The bad news is I have been frustrated with our local media (The Bainbridge Review, the Kitsap Sun, the Bainbridge Islander, BIB) for quite a while. I think the City website is abysmal and our elected officials totally fail in responding to our needs to be informed about what's happening to our community under their watch.
The good news is the Buzz exists and several other local blogs: they represent the new media (as Voice of Bainbridge did when it pioneered internet based radio) and they provide us with a slice of much more relevant information in a modern style that allows our instant feedback :)
I wish our old dead tree based media would understand the blog revolution and adopt their key components. First they could assign blogs to all their reporters and staff. That would allow them much more flexibility in their reporting. I read there is a new editor at the Bainbridge Islander (Seth Preston?) and a new copy editor (Jim Thomsen?): I don't think they were introduced to us.
Aha! after googling Jim Thomsen I see he wrote an article about blogs on Bainbridge. Maybe there is hope?
Anyway. Give Rachel Pritchett a blog so she is not constrained within the once a week format that leaves her and the whole paper constantly behind! Rachel: ask for a blog, start one!
Give real blogs to your/our columnists (including archives of all their past articles duly indexed) and PLEEZ, quit polluting the screen with intrusive and irrelevant ads!
Look at the Buzz: their ads are local and nicely designed. Don't you realize intrusive ads are totally counterproductive? OK. I am going to email to your advertisers to complain about the way their ads pollute the articles :)
As for the Review (of course that goes also for the Sun), provide open comments to all your articles so the conversation can really begin and we do not depend on your picking one or ten letters to the editor (among how many) at your exclusive whim.

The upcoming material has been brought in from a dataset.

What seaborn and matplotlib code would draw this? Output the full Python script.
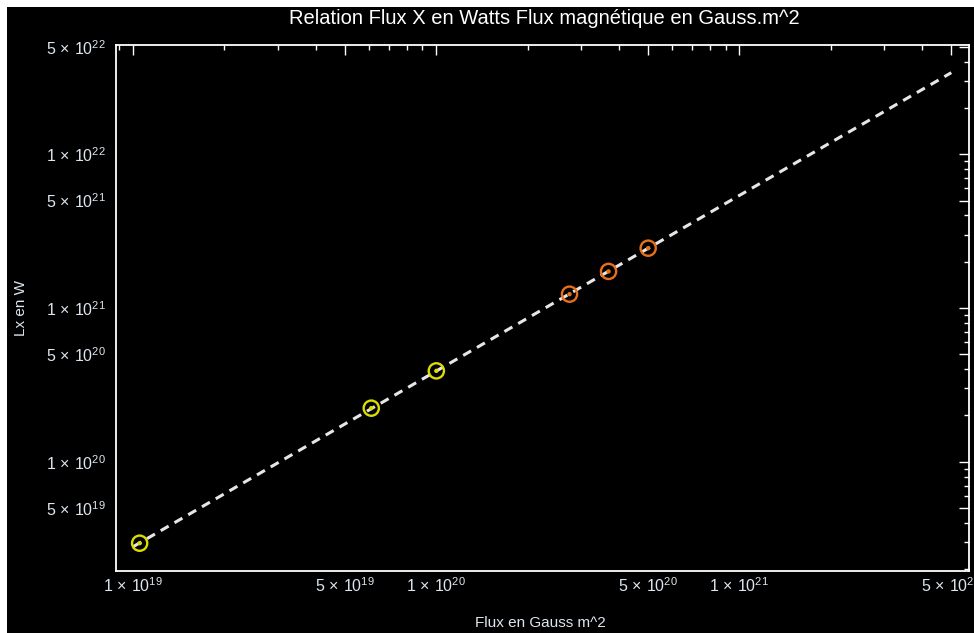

Letters to the editors are passé, old, rusty stuff. Keep a few if you want for your deadtree products and open your internet site to comments by your readers. Are you afraid of what you would get?
How come so many other newspapers are doing it and you keep us silent?
That was for the papers.
As for City Hall, I'll repeat once again my mantra: blogs for all. One blog for each official, one blog for each commission and one (very important) for all the projects received by the planning department.
This was our free consulting about new media. :)
PS: looking for an illustration I visited Julie's blog and picked a flower. I also recommend the posting about Bill Gates and the barbers (and the accompanying comments).